# SOURCE MATERIAL

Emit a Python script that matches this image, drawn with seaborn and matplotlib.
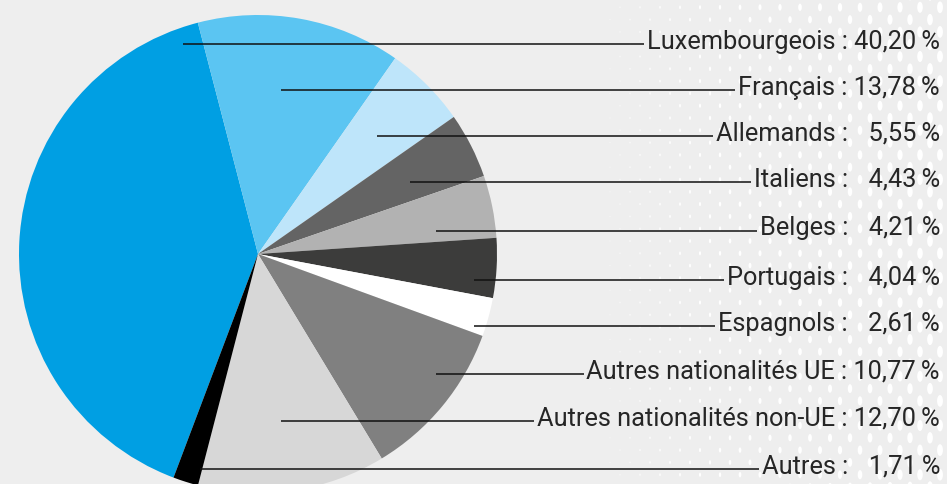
import numpy as np
import matplotlib
matplotlib.use("Agg")
import matplotlib.pyplot as plt
import matplotlib.path as mpath
import seaborn as sns

# data
labels = ["Luxembourgeois", "Français", "Allemands", "Italiens", "Belges",
          "Portugais", "Espagnols", "Autres nationalités UE",
          "Autres nationalités non-UE", "Autres"]
shares = [40.20, 13.78, 5.55, 4.43, 4.21, 4.04, 2.61, 10.77, 12.70, 1.71]
colors = ["#009fe3", "#5bc5f2", "#bee5fa", "#646464", "#b2b2b2",
          "#3c3c3b", "#ffffff", "#808080", "#d7d7d7", "#000000"]

sns.set_theme(style="white")
plt.rcParams["font.family"] = ["Roboto", "DejaVu Sans"]

W, H = 947, 485
fig = plt.figure(figsize=(W / 100, H / 100), dpi=100)
fig.patch.set_facecolor("#eeeeee")
ax = fig.add_axes([0, 0, 1, 1])
ax.set_facecolor("#eeeeee")

# halftone dots on the right
dot = mpath.Path.unit_circle()
dot = mpath.Path(dot.vertices * [0.5, 1.0], dot.codes)
xs, ys, ss = [], [], []
for i, yy in enumerate(np.arange(H + 4, -8, -12.3)):
    off = 0 if i % 2 == 0 else 10
    for xx in np.arange(570 + off, W + 10, 20):
        h = max(0.0, (xx - 570) / (W - 570)) * 12
        if h > 1.0:
            xs.append(xx); ys.append(yy); ss.append((0.72 * h) ** 2)
ax.scatter(xs, ys, s=ss, marker=dot, color="white", linewidths=0, zorder=0)

cx, cy, r = 258, H - 255, 239
ax.pie(shares, colors=colors, startangle=249.3, counterclock=False,
       center=(cx, cy), radius=r, frame=True,
       wedgeprops=dict(linewidth=0, antialiased=True))

ax.set_xlim(0, W)
ax.set_ylim(0, H)
ax.set_aspect("auto")
ax.axis("off")

line_y = [45, 91, 137, 183, 232, 281, 327, 375, 422, 470]
line_x0 = [183, 281, 377, 410, 436, 474, 474, 436, 281, 200]

fig.canvas.draw()
renderer = fig.canvas.get_renderer()
for lab, val, ly, lx in zip(labels, shares, line_y, line_x0):
    num = f"{val:.2f}".replace(".", ",")
    if val < 10:
        num = "\u2007" + num
    txt = f"{lab} : {num}\u2009%"
    y = H - ly
    t = ax.text(940, y - 3.5, txt, ha="right", va="baseline",
                fontsize=18.3, color="#262626", zorder=5)
    bb = t.get_window_extent(renderer)
    x1 = ax.transData.inverted().transform((bb.x0, 0))[0] - 3
    ax.plot([lx, x1], [y, y], color="#111111", lw=1.1, zorder=4,
            solid_capstyle="butt")

fig.savefig("out.png", dpi=100, facecolor=fig.get_facecolor())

# YOUR GOAL
Return only the lines running from the top of the data to the line that holds "import seaborn as sns". Include both of those lines, but skip the pictures.

# ANSWER IN FULL
Emit a Python script that matches this image, drawn with seaborn and matplotlib.
import numpy as np
import matplotlib
matplotlib.use("Agg")
import matplotlib.pyplot as plt
import matplotlib.path as mpath
import seaborn as sns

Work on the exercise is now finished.